**Working data**
----

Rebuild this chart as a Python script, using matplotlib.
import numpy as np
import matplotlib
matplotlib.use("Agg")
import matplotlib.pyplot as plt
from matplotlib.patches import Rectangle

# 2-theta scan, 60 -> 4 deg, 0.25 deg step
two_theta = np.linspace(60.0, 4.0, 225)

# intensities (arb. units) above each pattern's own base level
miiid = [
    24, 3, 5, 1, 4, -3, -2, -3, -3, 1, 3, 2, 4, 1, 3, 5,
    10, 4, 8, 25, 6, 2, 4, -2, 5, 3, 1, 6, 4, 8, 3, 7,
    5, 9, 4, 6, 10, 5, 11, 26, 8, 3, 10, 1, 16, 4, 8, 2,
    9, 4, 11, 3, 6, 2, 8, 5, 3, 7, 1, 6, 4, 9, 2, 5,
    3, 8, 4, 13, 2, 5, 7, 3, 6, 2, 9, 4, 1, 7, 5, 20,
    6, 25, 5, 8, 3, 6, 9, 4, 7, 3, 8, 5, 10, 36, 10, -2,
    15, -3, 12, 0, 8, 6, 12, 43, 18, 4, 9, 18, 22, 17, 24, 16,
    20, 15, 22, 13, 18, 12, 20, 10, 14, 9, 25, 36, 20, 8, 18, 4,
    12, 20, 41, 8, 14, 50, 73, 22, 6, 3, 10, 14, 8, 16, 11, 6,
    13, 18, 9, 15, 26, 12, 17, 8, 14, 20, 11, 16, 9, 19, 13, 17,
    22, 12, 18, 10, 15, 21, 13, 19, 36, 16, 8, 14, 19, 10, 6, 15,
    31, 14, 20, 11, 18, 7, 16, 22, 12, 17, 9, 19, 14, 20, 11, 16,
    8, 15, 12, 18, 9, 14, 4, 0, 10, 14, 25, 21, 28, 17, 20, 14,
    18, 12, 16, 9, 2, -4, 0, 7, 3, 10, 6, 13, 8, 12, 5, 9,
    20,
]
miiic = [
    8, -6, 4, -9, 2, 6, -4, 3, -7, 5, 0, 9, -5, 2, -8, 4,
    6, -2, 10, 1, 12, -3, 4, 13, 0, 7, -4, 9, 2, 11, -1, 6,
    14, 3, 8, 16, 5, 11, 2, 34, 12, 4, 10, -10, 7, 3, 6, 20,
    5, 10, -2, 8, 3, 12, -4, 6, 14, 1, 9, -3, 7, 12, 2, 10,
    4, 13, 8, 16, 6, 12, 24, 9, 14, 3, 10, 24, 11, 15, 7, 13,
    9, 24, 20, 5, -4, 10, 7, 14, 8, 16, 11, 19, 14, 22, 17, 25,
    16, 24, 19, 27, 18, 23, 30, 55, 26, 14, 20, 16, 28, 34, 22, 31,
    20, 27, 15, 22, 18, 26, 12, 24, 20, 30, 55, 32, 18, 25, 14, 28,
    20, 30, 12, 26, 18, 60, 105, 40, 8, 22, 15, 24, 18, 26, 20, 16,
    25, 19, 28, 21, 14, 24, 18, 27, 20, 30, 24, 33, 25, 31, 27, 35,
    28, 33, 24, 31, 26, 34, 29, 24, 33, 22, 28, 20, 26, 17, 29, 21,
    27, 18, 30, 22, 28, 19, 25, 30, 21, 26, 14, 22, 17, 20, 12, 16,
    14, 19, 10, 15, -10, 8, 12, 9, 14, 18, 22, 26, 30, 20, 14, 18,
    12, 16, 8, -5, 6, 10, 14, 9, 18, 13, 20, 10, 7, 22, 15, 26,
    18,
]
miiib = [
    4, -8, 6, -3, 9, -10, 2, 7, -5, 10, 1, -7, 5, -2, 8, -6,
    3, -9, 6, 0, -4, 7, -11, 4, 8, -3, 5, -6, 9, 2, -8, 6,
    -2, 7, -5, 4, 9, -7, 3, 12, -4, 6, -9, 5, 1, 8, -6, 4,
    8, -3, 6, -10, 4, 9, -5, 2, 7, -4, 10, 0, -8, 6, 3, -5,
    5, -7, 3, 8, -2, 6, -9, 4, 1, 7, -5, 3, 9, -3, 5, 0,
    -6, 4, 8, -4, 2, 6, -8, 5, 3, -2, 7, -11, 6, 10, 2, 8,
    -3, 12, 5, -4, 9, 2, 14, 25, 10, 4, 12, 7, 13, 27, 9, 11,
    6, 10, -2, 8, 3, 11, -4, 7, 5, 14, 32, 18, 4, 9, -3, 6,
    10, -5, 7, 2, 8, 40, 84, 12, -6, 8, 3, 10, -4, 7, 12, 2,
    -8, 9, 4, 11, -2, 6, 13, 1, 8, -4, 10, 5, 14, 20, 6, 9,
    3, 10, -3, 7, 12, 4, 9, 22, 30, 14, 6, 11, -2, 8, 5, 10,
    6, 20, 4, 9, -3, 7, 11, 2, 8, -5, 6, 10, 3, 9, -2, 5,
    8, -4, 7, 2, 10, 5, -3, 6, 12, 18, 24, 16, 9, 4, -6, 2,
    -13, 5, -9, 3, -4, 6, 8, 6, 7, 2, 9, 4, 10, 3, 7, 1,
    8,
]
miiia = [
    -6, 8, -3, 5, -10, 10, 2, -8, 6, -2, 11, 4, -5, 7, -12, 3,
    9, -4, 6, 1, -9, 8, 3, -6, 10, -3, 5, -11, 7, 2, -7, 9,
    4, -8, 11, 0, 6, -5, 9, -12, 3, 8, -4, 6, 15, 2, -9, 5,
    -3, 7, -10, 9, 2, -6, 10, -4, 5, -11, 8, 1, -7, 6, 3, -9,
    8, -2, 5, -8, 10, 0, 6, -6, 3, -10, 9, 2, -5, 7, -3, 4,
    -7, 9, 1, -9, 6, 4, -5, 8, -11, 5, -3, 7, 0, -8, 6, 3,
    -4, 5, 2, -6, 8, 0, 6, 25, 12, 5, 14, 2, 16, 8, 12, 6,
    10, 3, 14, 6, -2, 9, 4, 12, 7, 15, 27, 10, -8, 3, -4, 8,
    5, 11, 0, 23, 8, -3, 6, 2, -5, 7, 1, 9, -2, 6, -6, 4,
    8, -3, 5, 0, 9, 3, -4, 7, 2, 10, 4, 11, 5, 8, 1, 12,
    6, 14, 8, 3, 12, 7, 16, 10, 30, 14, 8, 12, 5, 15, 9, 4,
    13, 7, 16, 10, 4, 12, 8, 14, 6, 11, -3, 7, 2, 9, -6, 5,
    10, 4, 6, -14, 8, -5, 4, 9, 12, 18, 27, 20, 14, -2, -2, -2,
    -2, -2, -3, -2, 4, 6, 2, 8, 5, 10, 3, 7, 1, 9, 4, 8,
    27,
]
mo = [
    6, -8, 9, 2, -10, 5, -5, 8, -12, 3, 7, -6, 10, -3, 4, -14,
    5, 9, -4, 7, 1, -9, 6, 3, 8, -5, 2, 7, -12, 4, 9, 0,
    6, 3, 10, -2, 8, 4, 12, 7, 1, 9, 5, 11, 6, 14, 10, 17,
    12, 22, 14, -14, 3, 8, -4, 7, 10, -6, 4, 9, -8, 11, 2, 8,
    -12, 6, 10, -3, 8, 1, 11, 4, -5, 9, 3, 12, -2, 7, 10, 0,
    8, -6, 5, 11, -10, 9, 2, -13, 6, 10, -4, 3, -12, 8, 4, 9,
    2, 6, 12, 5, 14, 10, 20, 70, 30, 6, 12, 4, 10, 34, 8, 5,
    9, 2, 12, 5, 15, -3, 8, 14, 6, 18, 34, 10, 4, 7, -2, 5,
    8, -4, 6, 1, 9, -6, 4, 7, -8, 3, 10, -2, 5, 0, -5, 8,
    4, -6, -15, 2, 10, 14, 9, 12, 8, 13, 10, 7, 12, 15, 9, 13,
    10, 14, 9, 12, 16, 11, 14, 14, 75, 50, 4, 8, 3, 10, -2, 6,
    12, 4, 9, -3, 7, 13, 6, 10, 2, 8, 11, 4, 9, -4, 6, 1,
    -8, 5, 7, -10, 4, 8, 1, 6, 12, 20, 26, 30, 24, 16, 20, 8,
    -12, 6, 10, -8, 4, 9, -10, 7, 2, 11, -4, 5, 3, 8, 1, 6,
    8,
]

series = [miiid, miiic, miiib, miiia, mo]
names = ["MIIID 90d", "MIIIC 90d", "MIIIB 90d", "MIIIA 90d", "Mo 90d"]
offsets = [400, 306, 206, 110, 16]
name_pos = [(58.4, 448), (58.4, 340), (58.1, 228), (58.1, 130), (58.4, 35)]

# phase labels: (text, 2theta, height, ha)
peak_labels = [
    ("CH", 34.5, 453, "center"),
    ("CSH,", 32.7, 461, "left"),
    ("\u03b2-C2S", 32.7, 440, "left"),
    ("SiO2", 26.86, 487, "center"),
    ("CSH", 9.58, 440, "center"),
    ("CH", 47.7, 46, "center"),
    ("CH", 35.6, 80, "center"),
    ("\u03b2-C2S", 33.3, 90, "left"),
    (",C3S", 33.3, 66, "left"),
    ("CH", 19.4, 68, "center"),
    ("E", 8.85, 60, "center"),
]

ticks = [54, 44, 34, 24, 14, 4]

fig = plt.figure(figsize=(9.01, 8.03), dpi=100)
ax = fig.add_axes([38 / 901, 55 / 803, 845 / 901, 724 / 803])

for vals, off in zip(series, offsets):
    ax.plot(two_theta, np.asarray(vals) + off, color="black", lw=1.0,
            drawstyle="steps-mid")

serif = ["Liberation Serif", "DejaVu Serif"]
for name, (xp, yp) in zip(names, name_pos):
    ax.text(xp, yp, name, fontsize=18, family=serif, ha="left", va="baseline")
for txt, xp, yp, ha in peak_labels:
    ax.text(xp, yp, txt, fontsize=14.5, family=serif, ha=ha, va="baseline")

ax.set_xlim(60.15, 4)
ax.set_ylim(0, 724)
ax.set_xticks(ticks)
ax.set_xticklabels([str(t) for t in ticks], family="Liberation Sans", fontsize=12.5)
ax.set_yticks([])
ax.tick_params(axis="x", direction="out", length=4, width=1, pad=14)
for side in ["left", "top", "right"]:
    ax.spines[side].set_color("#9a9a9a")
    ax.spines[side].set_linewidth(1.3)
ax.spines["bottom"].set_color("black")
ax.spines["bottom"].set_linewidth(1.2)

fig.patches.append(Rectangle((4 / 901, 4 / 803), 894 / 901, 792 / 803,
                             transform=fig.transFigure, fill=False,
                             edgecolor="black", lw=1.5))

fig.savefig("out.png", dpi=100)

----

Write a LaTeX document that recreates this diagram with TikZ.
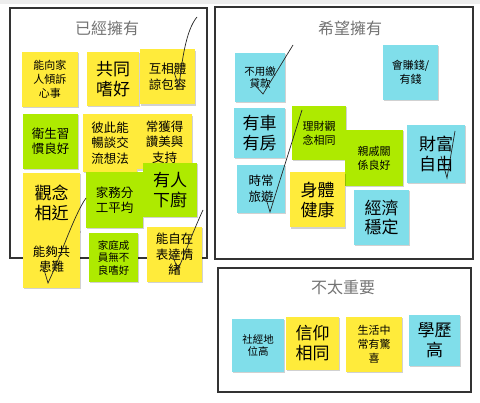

----

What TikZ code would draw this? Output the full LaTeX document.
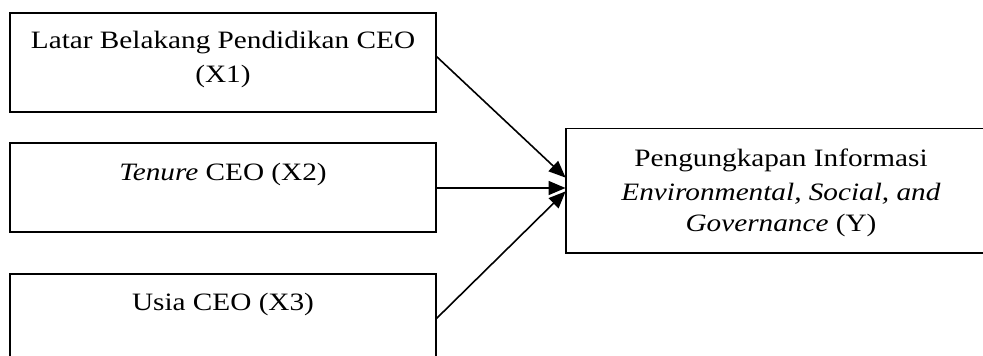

----

**Problem to work on**
Which lines contain "LaTeX"? Copy each of them out.

**Worked solution**
Write a LaTeX document that recreates this diagram with TikZ.
What TikZ code would draw this? Output the full LaTeX document.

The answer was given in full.